## INFORMATION PROVIDED
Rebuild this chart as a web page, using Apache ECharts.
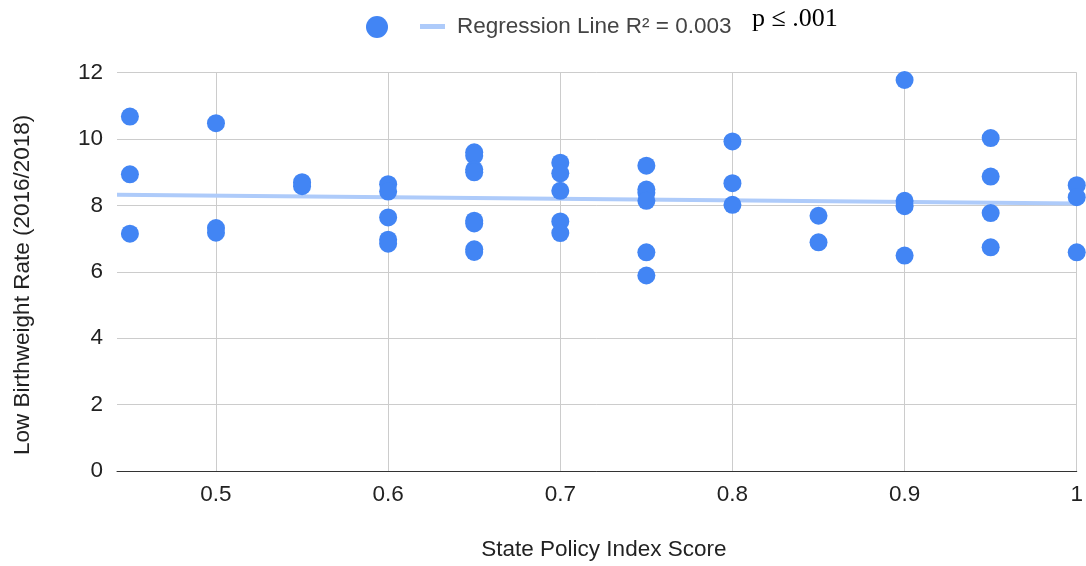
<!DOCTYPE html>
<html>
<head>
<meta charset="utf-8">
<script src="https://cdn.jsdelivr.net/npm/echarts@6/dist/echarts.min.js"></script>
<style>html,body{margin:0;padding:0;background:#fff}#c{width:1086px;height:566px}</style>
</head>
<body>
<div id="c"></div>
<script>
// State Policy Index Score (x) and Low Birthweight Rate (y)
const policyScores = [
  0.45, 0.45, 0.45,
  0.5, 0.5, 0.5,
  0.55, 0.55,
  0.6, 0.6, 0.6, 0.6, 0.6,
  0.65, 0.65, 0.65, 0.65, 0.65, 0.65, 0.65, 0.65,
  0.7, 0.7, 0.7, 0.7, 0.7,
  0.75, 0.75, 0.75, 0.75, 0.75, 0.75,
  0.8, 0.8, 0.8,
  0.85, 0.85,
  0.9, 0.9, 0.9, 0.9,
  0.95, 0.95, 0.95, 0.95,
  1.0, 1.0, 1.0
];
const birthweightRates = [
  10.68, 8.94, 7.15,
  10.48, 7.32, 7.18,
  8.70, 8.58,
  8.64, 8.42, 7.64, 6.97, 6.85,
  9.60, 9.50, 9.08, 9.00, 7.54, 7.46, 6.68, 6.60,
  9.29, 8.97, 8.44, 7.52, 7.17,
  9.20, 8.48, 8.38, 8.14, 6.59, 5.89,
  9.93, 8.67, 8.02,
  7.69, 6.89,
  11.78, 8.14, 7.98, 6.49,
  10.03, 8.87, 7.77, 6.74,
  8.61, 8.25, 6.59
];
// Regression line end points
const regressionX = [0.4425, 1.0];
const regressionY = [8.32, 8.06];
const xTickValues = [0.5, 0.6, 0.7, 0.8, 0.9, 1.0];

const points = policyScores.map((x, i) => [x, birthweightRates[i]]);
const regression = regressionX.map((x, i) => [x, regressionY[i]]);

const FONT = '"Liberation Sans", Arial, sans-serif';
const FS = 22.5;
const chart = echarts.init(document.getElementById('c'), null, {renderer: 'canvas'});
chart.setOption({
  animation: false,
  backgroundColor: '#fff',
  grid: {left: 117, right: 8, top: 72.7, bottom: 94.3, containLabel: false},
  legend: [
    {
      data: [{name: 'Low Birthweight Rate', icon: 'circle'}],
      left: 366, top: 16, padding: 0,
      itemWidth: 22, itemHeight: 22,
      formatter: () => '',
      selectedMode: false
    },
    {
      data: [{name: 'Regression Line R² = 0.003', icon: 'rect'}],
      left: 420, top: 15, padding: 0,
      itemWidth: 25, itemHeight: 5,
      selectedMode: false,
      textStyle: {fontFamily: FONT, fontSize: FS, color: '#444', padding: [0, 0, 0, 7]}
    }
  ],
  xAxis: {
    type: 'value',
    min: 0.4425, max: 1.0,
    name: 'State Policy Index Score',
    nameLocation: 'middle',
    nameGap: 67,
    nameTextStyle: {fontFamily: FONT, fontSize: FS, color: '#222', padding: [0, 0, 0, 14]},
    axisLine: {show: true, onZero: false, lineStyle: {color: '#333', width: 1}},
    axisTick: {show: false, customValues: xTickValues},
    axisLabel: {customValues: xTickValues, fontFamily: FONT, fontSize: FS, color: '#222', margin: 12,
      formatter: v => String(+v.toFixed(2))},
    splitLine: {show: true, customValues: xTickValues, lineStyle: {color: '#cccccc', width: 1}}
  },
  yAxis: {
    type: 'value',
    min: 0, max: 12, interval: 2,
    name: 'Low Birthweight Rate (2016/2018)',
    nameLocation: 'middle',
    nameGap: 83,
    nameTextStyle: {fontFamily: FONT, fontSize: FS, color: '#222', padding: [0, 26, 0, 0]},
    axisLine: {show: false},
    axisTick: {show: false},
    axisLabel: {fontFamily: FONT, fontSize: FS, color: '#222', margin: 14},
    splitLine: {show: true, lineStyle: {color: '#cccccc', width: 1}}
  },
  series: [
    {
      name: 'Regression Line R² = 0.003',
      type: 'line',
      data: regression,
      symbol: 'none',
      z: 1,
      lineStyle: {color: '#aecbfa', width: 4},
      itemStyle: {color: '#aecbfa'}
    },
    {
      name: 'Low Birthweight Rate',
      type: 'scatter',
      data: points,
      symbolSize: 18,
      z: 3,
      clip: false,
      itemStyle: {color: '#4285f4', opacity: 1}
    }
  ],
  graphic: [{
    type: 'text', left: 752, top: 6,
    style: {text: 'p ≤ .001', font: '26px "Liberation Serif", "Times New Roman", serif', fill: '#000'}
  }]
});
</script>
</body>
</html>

## YOUR OBJECTIVE
Leave the images out, please, and restate each line word for word.

## EXERCISE OUTPUT
Rebuild this chart as a web page, using Apache ECharts.
<!DOCTYPE html>
<html>
<head>
<meta charset="utf-8">
<script src="https://cdn.jsdelivr.net/npm/echarts@6/dist/echarts.min.js"></script>
<style>html,body{margin:0;padding:0;background:#fff}#c{width:1086px;height:566px}</style>
</head>
<body>
<div id="c"></div>
<script>
// State Policy Index Score (x) and Low Birthweight Rate (y)
const policyScores = [
  0.45, 0.45, 0.45,
  0.5, 0.5, 0.5,
  0.55, 0.55,
  0.6, 0.6, 0.6, 0.6, 0.6,
  0.65, 0.65, 0.65, 0.65, 0.65, 0.65, 0.65, 0.65,
  0.7, 0.7, 0.7, 0.7, 0.7,
  0.75, 0.75, 0.75, 0.75, 0.75, 0.75,
  0.8, 0.8, 0.8,
  0.85, 0.85,
  0.9, 0.9, 0.9, 0.9,
  0.95, 0.95, 0.95, 0.95,
  1.0, 1.0, 1.0
];
const birthweightRates = [
  10.68, 8.94, 7.15,
  10.48, 7.32, 7.18,
  8.70, 8.58,
  8.64, 8.42, 7.64, 6.97, 6.85,
  9.60, 9.50, 9.08, 9.00, 7.54, 7.46, 6.68, 6.60,
  9.29, 8.97, 8.44, 7.52, 7.17,
  9.20, 8.48, 8.38, 8.14, 6.59, 5.89,
  9.93, 8.67, 8.02,
  7.69, 6.89,
  11.78, 8.14, 7.98, 6.49,
  10.03, 8.87, 7.77, 6.74,
  8.61, 8.25, 6.59
];
// Regression line end points
const regressionX = [0.4425, 1.0];
const regressionY = [8.32, 8.06];
const xTickValues = [0.5, 0.6, 0.7, 0.8, 0.9, 1.0];

const points = policyScores.map((x, i) => [x, birthweightRates[i]]);
const regression = regressionX.map((x, i) => [x, regressionY[i]]);

const FONT = '"Liberation Sans", Arial, sans-serif';
const FS = 22.5;
const chart = echarts.init(document.getElementById('c'), null, {renderer: 'canvas'});
chart.setOption({
  animation: false,
  backgroundColor: '#fff',
  grid: {left: 117, right: 8, top: 72.7, bottom: 94.3, containLabel: false},
  legend: [
    {
      data: [{name: 'Low Birthweight Rate', icon: 'circle'}],
      left: 366, top: 16, padding: 0,
      itemWidth: 22, itemHeight: 22,
      formatter: () => '',
      selectedMode: false
    },
    {
      data: [{name: 'Regression Line R² = 0.003', icon: 'rect'}],
      left: 420, top: 15, padding: 0,
      itemWidth: 25, itemHeight: 5,
      selectedMode: false,
      textStyle: {fontFamily: FONT, fontSize: FS, color: '#444', padding: [0, 0, 0, 7]}
    }
  ],
  xAxis: {
    type: 'value',
    min: 0.4425, max: 1.0,
    name: 'State Policy Index Score',
    nameLocation: 'middle',
    nameGap: 67,
    nameTextStyle: {fontFamily: FONT, fontSize: FS, color: '#222', padding: [0, 0, 0, 14]},
    axisLine: {show: true, onZero: false, lineStyle: {color: '#333', width: 1}},
    axisTick: {show: false, customValues: xTickValues},
    axisLabel: {customValues: xTickValues, fontFamily: FONT, fontSize: FS, color: '#222', margin: 12,
      formatter: v => String(+v.toFixed(2))},
    splitLine: {show: true, customValues: xTickValues, lineStyle: {color: '#cccccc', width: 1}}
  },
  yAxis: {
    type: 'value',
    min: 0, max: 12, interval: 2,
    name: 'Low Birthweight Rate (2016/2018)',
    nameLocation: 'middle',
    nameGap: 83,
    nameTextStyle: {fontFamily: FONT, fontSize: FS, color: '#222', padding: [0, 26, 0, 0]},
    axisLine: {show: false},
    axisTick: {show: false},
    axisLabel: {fontFamily: FONT, fontSize: FS, color: '#222', margin: 14},
    splitLine: {show: true, lineStyle: {color: '#cccccc', width: 1}}
  },
  series: [
    {
      name: 'Regression Line R² = 0.003',
      type: 'line',
      data: regression,
      symbol: 'none',
      z: 1,
      lineStyle: {color: '#aecbfa', width: 4},
      itemStyle: {color: '#aecbfa'}
    },
    {
      name: 'Low Birthweight Rate',
      type: 'scatter',
      data: points,
      symbolSize: 18,
      z: 3,
      clip: false,
      itemStyle: {color: '#4285f4', opacity: 1}
    }
  ],
  graphic: [{
    type: 'text', left: 752, top: 6,
    style: {text: 'p ≤ .001', font: '26px "Liberation Serif", "Times New Roman", serif', fill: '#000'}
  }]
});
</script>
</body>
</html>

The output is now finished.